> **THE RECORDS**
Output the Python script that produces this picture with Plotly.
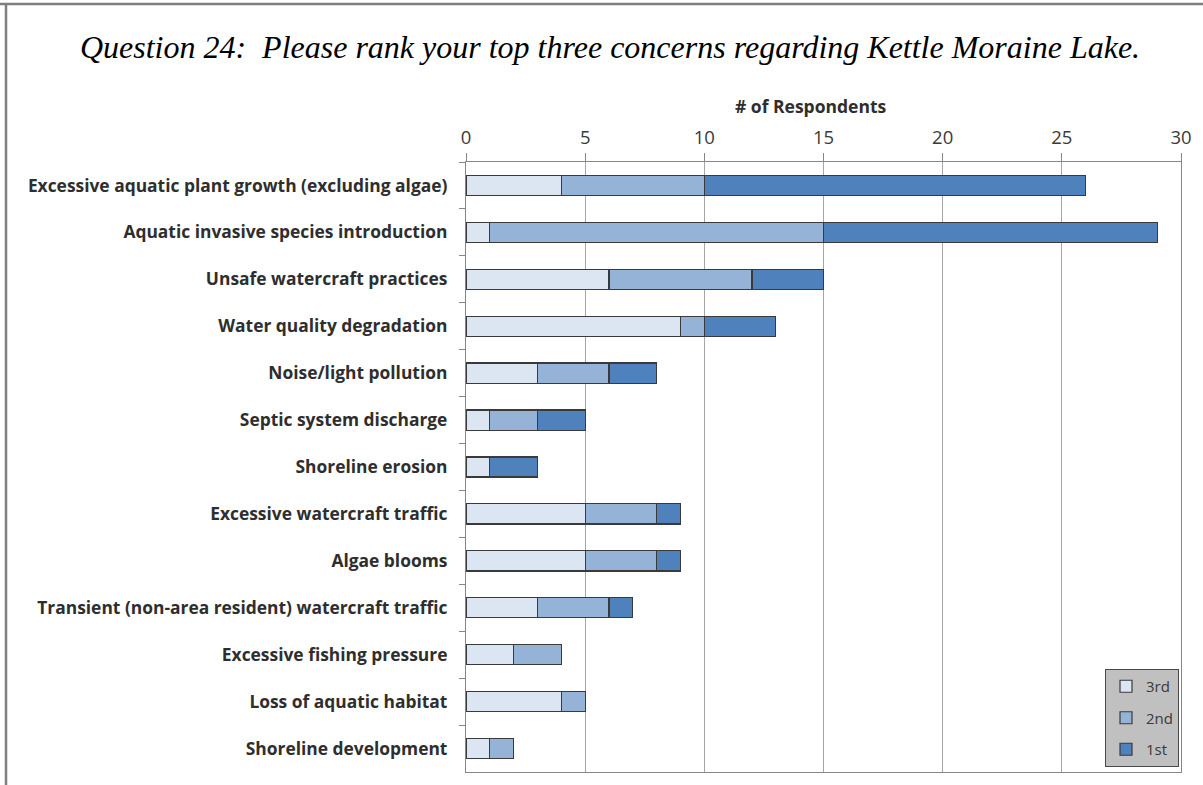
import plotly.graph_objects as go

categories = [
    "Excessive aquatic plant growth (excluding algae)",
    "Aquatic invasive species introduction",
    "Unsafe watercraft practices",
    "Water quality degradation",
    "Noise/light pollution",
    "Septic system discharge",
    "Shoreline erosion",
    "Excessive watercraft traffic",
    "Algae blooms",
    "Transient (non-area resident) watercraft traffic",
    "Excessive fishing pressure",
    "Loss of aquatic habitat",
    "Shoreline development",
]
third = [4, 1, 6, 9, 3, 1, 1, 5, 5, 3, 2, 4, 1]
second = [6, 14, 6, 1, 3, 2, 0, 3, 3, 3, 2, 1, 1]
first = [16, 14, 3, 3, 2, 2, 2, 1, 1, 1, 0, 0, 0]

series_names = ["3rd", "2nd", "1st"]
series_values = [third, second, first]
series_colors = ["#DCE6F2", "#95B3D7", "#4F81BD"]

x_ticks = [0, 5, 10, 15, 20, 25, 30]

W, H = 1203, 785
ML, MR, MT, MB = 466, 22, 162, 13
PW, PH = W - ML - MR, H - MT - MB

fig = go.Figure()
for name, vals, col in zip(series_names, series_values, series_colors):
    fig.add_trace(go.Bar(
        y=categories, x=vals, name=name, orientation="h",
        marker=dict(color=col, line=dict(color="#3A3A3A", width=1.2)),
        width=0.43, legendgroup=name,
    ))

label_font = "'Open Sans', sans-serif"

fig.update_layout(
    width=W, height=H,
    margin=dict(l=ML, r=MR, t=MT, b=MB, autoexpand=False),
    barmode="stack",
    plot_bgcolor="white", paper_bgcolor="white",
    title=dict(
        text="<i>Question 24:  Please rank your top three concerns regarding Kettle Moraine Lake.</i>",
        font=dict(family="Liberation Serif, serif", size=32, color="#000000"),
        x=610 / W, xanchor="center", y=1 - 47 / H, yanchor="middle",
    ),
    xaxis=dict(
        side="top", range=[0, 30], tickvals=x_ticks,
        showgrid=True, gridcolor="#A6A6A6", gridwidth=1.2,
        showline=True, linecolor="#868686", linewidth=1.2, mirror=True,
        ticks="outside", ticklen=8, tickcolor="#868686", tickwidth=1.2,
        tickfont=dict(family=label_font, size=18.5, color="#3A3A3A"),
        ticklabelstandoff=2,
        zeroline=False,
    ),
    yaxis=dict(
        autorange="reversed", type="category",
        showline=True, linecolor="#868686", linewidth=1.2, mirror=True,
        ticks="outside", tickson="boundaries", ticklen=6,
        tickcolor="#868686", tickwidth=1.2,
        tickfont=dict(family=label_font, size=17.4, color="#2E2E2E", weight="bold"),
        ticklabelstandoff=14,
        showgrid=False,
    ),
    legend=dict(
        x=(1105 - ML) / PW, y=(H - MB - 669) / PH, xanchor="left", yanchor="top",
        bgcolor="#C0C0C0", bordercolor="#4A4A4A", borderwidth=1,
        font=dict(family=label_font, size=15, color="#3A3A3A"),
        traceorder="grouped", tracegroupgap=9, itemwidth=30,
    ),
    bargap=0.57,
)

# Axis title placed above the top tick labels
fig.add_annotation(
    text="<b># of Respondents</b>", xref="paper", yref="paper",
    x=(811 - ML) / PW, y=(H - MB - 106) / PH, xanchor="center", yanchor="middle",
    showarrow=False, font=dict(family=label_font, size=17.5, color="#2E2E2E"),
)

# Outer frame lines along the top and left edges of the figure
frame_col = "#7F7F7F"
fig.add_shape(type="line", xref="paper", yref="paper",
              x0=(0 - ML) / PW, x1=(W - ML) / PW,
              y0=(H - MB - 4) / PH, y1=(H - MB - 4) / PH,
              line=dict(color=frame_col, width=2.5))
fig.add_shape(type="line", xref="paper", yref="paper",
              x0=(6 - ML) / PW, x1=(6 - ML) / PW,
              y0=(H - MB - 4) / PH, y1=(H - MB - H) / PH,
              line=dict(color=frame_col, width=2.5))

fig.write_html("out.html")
---
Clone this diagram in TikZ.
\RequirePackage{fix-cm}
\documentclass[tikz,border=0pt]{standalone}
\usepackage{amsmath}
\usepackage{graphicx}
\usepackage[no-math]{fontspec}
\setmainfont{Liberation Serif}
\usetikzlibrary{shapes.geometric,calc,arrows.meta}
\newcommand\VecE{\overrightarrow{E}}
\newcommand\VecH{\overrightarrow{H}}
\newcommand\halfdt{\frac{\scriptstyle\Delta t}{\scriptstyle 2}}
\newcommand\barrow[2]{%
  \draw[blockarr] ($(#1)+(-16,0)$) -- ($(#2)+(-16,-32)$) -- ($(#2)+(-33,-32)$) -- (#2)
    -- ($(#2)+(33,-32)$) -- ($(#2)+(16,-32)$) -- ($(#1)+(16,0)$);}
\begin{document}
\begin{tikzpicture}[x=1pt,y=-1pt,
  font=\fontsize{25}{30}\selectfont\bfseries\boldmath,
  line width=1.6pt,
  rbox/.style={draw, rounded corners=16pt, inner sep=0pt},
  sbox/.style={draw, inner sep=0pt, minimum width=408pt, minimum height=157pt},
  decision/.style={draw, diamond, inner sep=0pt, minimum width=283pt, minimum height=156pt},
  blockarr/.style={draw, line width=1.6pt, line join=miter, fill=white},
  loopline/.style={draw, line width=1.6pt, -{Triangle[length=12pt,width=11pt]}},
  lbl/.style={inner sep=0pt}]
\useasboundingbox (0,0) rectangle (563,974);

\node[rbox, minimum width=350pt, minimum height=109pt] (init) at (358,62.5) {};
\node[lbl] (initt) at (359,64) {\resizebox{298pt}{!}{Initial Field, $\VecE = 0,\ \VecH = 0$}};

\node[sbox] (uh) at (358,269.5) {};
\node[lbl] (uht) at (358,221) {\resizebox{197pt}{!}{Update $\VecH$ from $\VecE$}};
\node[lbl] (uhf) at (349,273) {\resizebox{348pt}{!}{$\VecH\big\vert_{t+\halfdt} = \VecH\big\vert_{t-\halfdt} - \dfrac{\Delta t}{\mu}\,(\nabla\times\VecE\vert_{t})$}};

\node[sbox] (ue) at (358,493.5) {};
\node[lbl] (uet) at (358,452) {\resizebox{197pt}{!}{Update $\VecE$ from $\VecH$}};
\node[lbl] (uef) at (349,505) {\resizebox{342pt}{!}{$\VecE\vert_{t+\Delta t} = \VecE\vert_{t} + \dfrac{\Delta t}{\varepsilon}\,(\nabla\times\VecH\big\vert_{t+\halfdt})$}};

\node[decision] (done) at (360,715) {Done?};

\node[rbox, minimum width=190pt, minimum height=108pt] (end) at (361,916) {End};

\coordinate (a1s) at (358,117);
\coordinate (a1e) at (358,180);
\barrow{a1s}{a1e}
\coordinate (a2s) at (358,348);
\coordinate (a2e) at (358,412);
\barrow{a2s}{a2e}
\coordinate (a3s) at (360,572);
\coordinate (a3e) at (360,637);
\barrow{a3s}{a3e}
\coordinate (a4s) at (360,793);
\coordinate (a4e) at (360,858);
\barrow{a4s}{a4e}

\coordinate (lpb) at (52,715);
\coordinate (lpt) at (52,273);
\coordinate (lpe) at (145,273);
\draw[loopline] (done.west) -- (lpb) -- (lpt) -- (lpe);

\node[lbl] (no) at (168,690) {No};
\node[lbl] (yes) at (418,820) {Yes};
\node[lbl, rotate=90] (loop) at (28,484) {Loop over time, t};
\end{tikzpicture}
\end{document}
--
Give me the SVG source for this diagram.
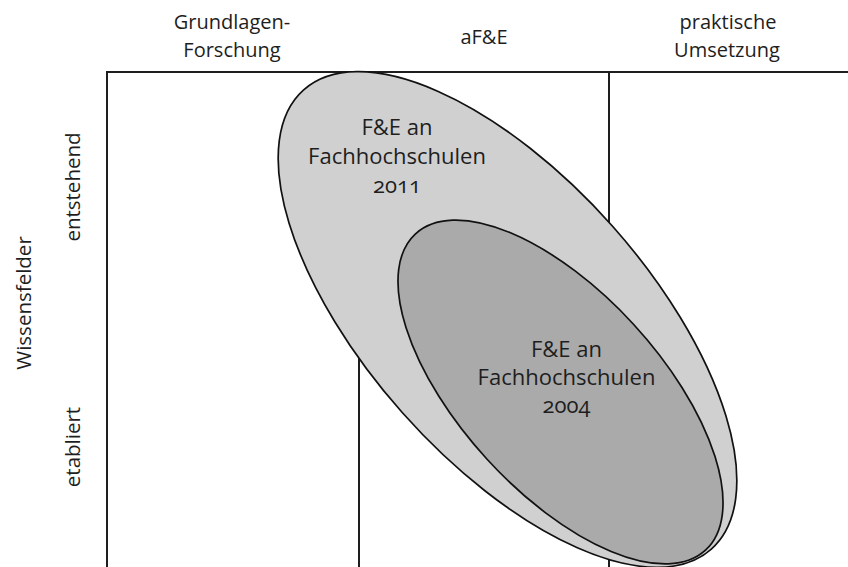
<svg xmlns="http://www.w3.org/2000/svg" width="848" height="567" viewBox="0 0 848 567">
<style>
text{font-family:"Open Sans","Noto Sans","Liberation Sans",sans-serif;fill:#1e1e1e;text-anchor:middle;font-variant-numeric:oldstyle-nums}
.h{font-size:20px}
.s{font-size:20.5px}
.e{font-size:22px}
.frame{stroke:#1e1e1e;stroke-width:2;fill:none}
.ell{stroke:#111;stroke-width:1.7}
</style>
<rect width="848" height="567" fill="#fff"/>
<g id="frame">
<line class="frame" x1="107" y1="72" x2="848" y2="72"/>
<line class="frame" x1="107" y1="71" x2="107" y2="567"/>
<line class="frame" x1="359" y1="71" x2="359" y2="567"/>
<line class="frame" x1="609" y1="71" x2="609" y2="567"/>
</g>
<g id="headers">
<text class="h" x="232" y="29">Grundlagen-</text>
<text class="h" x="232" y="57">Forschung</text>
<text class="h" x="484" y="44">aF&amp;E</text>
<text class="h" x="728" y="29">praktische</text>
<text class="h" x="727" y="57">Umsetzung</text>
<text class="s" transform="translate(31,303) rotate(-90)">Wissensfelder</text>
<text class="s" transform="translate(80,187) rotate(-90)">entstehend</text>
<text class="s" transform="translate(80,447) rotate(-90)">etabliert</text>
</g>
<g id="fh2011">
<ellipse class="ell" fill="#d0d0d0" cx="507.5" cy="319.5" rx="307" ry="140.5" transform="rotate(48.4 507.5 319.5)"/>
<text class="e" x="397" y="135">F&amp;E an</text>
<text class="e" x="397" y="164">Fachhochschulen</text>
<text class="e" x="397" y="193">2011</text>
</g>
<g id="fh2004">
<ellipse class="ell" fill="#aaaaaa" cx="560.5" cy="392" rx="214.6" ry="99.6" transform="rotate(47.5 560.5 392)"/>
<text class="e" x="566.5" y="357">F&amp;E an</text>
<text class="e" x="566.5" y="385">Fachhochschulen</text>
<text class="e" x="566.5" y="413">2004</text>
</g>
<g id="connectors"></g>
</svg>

> **WHAT YOU SHOULD DO**
Which lines in the listing above hold the word "this"? Show each of them.

> **TASK RESULT**
Output the Python script that produces this picture with Plotly.
Clone this diagram in TikZ.
Give me the SVG source for this diagram.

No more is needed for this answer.